For some of the papers in that deal, however, the uncertainty will continue. McClatchy announced that it would immediately put up for sale 12 of the 32 Knight Ridder papers, including three in California: the San Jose Mercury-News, the Contra Costa Times and the Monterey Herald.

Those three might be ripe for picking by William Dean Singleton, who already owns the Press-Telegram in Long Beach, the Daily News of Los Angeles and other papers in the San Gabriel Valley, Pasadena, Whittier, San Bernardino and Redlands.

Is Singleton trying to become the next William Randolph Hearst? We'll have to wait and see.
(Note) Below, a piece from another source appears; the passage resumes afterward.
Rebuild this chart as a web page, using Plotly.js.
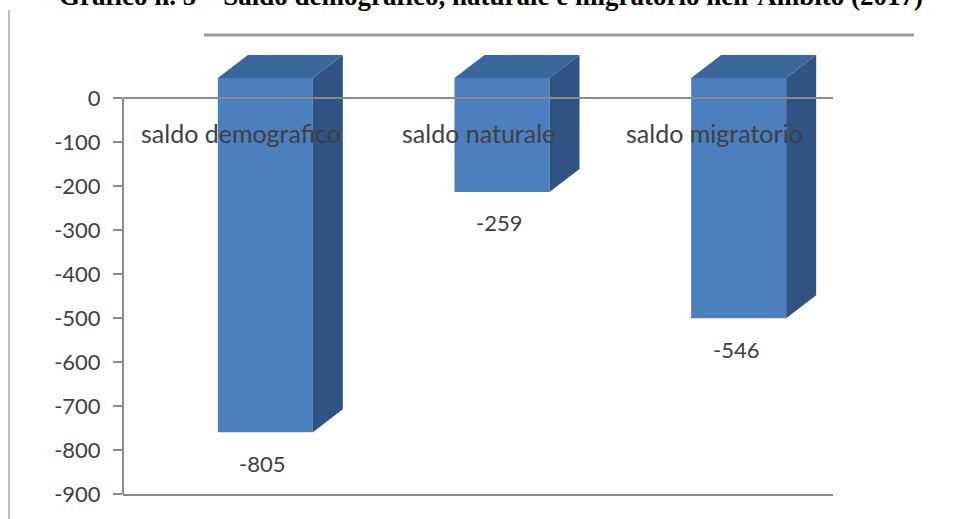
<!DOCTYPE html>
<html>
<head>
<meta charset="utf-8">
<script src="https://cdn.plot.ly/plotly-3.0.1.min.js"></script>
<style>
  html, body { margin: 0; padding: 0; background: #ffffff; }
  #chart { width: 953px; height: 519px; }
</style>
</head>
<body>
<div id="chart"></div>
<script>
// Saldo demografico, naturale e migratorio (2017)
const categories = ['saldo demografico', 'saldo naturale', 'saldo migratorio'];
const values = [-805, -259, -546];
const tickValues = [0, -100, -200, -300, -400, -500, -600, -700, -800, -900];
const tickLabels = ['0', '-100', '-200', '-300', '-400', '-500', '-600', '-700', '-800', '-900'];
const titleText = 'Grafico n. 5 \u2013 Saldo demografico, naturale e migratorio nell\u2019Ambito (2017)';

// Plot box in pixels; the box reaches above the zero line so the
// extruded tops of the bars have room to be drawn
const W = 953, H = 519;
const M = { l: 123, r: 120, t: 40, b: 25 };
const plotW = W - M.l - M.r, plotH = H - M.t - M.b;
const zeroPx = 98;                       // pixel row of the value 0
const yMin = -900;
const pxY = (H - M.b - zeroPx) / (0 - yMin);
const yMax = (zeroPx - M.t) / pxY;
const xRange = [-0.5, 2.5], yRange = [yMin, yMax];
const pxX = plotW / (xRange[1] - xRange[0]);

// front face is lifted and pushed right against the back wall; depth goes up-right
const frontShiftX = 24 / pxX;
const frontLift = 20 / pxY;
const barWidth = 95 / pxX;
const depthX = 30 / pxX;
const depthY = 23 / pxY;

const colFront = '#4c7fbe';
const colSide = '#2f5484';
const colTop = '#3b669c';
const textCol = '#404040';
const lineCol = '#8a8a8a';
const font = 'Lato, "Open Sans", sans-serif';

const idx = categories.map((_, i) => i);

const traces = [];

// front faces
traces.push({
  type: 'bar',
  x: idx,
  y: values,
  base: values.map(() => frontLift),
  width: barWidth,
  offset: frontShiftX - barWidth / 2,
  marker: { color: colFront, line: { width: 0 } },
  hoverinfo: 'skip',
  showlegend: false
});

// side and top faces
values.forEach((v, i) => {
  const L = i + frontShiftX - barWidth / 2;
  const R = i + frontShiftX + barWidth / 2;
  const top = frontLift;
  const bot = v + frontLift;
  traces.push({
    type: 'scatter', mode: 'lines', fill: 'toself',
    x: [R, R + depthX, R + depthX, R, R],
    y: [top, top + depthY, bot + depthY, bot, top],
    fillcolor: colSide, line: { width: 0, color: colSide },
    hoverinfo: 'skip', showlegend: false
  });
  traces.push({
    type: 'scatter', mode: 'lines', fill: 'toself',
    x: [L, R, R + depthX, L + depthX, L],
    y: [top, top, top + depthY, top + depthY, top],
    fillcolor: colTop, line: { width: 0, color: colTop },
    hoverinfo: 'skip', showlegend: false
  });
});

const annotations = [];

// category names along the zero line
categories.forEach((c, i) => {
  annotations.push({
    x: i, y: 0, xref: 'x', yref: 'y',
    text: c, showarrow: false,
    yanchor: 'middle', yshift: -35,
    font: { family: font, size: 25, color: textCol }
  });
});

// value labels under each bar
values.forEach((v, i) => {
  annotations.push({
    x: i + frontShiftX - 0.012, y: v + frontLift, xref: 'x', yref: 'y',
    text: String(v), showarrow: false,
    yanchor: 'middle', yshift: -31,
    font: { family: font, size: 22, color: textCol }
  });
});

const px2paperX = p => (p - M.l) / plotW;
const px2paperY = p => (H - M.b - p) / plotH;

// heading, partly above the page edge
annotations.push({
  x: px2paperX(491), y: px2paperY(-4), xref: 'paper', yref: 'paper',
  text: '<b>' + titleText + '</b>', showarrow: false,
  xanchor: 'center', yanchor: 'middle',
  font: { family: '"Liberation Serif", "Times New Roman", serif', size: 27, color: '#000000' }
});

const layout = {
  width: W, height: H,
  margin: M,
  paper_bgcolor: '#ffffff',
  plot_bgcolor: 'rgba(0,0,0,0)',
  showlegend: false,
  xaxis: {
    range: xRange, showgrid: false, zeroline: false,
    showticklabels: false, ticks: '',
    showline: true, linecolor: lineCol, linewidth: 2,
    fixedrange: true
  },
  yaxis: {
    range: yRange, showgrid: false, zeroline: false,
    tickvals: tickValues, ticktext: tickLabels,
    ticks: 'outside', ticklen: 9, tickwidth: 2, tickcolor: lineCol,
    ticklabelstandoff: 8,
    showline: false,
    tickfont: { family: font, size: 22, color: textCol },
    fixedrange: true
  },
  shapes: [
    // value axis line, from 0 down to the bottom
    { type: 'line', xref: 'paper', yref: 'y', x0: 0, x1: 0, y0: yMin, y1: 0,
      line: { color: lineCol, width: 2 }, layer: 'above' },
    // zero line, drawn over the bars
    { type: 'line', xref: 'paper', yref: 'y', x0: 0, x1: 1, y0: 0, y1: 0,
      line: { color: lineCol, width: 2 }, layer: 'above' },
    // page frame lines
    { type: 'line', xref: 'paper', yref: 'paper',
      x0: px2paperX(9), x1: px2paperX(9), y0: px2paperY(10), y1: px2paperY(519),
      line: { color: '#bdbdbd', width: 2 }, layer: 'above' },
    { type: 'line', xref: 'paper', yref: 'paper',
      x0: px2paperX(204), x1: px2paperX(914), y0: px2paperY(35), y1: px2paperY(35),
      line: { color: '#9a9a9a', width: 3 }, layer: 'above' }
  ],
  annotations: annotations
};

Plotly.newPlot('chart', traces, layout, { displayModeBar: false, staticPlot: true });
</script>
</body>
</html>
In this turbulent industry, nothing is certain.

I spoke yesterday with Carl Hiaasen, the comic novelist from Florida. He has spent 30 years at the Miami Herald, which is about to become part of the McClatchy empire.
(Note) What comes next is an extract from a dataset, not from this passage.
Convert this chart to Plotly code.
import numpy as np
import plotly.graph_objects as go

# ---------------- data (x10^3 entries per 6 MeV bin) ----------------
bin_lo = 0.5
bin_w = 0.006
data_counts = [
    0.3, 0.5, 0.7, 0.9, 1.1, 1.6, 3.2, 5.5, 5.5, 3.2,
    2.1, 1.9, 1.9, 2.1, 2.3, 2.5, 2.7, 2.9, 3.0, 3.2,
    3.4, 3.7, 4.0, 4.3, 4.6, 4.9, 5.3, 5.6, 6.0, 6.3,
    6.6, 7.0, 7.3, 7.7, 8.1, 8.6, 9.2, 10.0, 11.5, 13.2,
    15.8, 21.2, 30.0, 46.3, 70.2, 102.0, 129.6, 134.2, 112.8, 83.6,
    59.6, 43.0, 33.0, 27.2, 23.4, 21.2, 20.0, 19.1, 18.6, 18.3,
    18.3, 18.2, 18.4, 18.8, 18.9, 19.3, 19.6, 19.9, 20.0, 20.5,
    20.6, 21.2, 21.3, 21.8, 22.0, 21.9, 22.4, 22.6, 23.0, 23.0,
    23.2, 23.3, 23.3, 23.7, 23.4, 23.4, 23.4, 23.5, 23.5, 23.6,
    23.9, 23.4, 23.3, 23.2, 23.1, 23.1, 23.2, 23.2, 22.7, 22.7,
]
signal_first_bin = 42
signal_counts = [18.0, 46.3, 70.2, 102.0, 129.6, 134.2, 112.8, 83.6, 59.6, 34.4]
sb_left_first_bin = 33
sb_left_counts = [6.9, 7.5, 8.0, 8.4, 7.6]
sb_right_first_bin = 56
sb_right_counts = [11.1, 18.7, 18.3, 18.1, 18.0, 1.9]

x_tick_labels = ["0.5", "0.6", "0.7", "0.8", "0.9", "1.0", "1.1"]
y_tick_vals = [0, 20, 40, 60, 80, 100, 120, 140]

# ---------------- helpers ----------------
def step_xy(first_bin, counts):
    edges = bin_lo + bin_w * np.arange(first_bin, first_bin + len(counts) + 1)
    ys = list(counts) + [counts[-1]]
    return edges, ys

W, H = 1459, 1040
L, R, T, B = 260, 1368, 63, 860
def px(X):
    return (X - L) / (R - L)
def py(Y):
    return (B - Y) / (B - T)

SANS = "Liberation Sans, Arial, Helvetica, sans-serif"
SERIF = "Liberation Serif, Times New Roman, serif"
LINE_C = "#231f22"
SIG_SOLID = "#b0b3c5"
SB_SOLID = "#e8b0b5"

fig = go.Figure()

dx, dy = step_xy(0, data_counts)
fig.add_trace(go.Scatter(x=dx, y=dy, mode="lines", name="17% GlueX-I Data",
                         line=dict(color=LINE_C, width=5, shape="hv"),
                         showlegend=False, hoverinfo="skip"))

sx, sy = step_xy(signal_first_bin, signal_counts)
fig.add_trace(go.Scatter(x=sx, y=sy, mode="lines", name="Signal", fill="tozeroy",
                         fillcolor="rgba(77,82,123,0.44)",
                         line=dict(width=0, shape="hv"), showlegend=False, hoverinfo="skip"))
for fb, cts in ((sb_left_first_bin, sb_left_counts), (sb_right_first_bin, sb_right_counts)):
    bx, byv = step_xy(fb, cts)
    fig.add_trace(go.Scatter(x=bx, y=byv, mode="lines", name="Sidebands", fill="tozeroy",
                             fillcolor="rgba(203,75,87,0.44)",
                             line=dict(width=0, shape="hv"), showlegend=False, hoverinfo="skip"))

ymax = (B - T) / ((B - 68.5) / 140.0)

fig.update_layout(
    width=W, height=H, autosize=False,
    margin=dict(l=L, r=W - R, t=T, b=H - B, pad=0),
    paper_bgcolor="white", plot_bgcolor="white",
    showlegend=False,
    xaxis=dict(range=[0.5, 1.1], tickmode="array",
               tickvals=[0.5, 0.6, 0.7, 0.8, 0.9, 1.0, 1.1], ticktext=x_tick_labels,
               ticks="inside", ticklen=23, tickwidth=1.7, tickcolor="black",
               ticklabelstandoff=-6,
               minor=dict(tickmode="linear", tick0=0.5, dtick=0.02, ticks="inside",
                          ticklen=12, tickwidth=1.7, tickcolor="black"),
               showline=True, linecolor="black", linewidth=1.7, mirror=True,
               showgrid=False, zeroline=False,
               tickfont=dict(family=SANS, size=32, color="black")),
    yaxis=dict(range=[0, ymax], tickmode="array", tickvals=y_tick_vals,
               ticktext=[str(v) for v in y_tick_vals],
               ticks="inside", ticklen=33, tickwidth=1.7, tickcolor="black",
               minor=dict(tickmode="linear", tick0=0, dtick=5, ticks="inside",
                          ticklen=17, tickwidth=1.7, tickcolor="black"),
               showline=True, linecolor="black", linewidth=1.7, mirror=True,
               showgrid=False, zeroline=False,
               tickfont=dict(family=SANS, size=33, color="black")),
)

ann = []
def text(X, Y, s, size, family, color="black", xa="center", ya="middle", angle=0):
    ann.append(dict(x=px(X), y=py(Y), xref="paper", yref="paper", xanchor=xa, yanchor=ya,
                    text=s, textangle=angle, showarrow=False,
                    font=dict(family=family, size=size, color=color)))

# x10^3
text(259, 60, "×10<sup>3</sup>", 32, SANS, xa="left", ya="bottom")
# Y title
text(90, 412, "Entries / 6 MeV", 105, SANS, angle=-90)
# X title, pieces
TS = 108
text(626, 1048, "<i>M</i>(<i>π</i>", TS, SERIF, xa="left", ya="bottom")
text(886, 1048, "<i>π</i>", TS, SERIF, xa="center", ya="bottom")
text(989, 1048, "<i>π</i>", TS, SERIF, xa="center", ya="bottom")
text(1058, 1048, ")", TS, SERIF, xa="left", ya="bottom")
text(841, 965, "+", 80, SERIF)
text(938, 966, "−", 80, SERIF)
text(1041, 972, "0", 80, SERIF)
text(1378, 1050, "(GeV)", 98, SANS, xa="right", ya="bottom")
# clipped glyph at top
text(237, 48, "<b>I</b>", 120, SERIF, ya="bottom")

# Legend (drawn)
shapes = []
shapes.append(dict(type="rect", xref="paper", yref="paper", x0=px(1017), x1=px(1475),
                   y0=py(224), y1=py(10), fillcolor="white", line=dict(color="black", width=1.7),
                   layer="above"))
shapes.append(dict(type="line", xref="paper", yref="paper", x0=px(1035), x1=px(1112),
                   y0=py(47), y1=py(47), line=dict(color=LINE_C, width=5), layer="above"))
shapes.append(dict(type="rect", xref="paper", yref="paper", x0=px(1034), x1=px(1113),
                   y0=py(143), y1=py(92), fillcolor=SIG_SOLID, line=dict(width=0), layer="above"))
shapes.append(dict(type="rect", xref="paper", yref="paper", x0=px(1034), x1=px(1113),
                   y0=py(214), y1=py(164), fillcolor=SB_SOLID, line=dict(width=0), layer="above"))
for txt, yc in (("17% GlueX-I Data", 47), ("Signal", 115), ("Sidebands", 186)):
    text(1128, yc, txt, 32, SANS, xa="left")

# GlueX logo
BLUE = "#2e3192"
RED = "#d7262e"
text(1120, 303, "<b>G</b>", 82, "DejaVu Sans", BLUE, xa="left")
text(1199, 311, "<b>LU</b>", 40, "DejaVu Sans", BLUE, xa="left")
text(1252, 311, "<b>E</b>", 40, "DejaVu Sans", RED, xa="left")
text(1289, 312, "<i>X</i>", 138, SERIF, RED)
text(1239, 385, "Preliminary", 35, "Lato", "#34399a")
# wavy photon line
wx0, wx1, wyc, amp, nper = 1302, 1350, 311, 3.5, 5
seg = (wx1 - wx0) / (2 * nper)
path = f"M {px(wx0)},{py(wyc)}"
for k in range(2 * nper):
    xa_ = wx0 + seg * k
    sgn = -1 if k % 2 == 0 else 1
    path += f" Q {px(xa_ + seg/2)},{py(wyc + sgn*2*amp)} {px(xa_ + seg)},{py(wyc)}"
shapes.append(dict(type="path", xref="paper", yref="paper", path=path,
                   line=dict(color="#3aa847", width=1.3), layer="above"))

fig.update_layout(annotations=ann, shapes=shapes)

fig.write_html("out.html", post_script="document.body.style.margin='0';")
"I have my fingers crossed," Hiaasen said. He echoed other reporters' unhappiness with corporate newspaper owners who have cut staffs in recent years to save money, even as the papers remained profitable.

"It's been a brutal process," Hiaasen said. "The Wall Street barbarians are everywhere. It's all about the shareholders and the bottom line, so any improvement would be welcome. Any mercy shown would be greatly appreciated."

At the Herald, he said, "Our journalism has suffered beyond recognition, and the morale of the staff along with it. There are still flashes of brilliance, but you're struggling against tremedous staff shortages."

Some observers of the industry see far too much pessimism in its ranks.

Len Kubas, a consultant in Toronto who specializes in media companies, said yesterday that the worst enemies of newspapers "are the myopic, shortsighted people who work for them who say they're doomed."

Newspapers, he said, "have a terrific opportunity to combine product on paper with product on the Internet. In many markets, newspapers have franchises that many communications companies would die for."

In fact, in the Columbia University study I mentioned earlier, newspapers are still providing almost all the original news content on the Internet.

Some of the major Internet challengers "appear to have made less progress in the last year when it comes to Web content than the old media," the study said.

"Even though the Internet has become a ubiquitous source of news and information for a large majority of Americans, trust in it continues to shrink," the study said. "For the third year in a row, the number of Americans who say it is reliable and accurate declined. In fact, fewer than half now say that most or all of the information on the Web is reliable and accurate."

And that includes blogs.

This is Nick Madigan of The Baltimore Sun, Minding the Media on KCRW.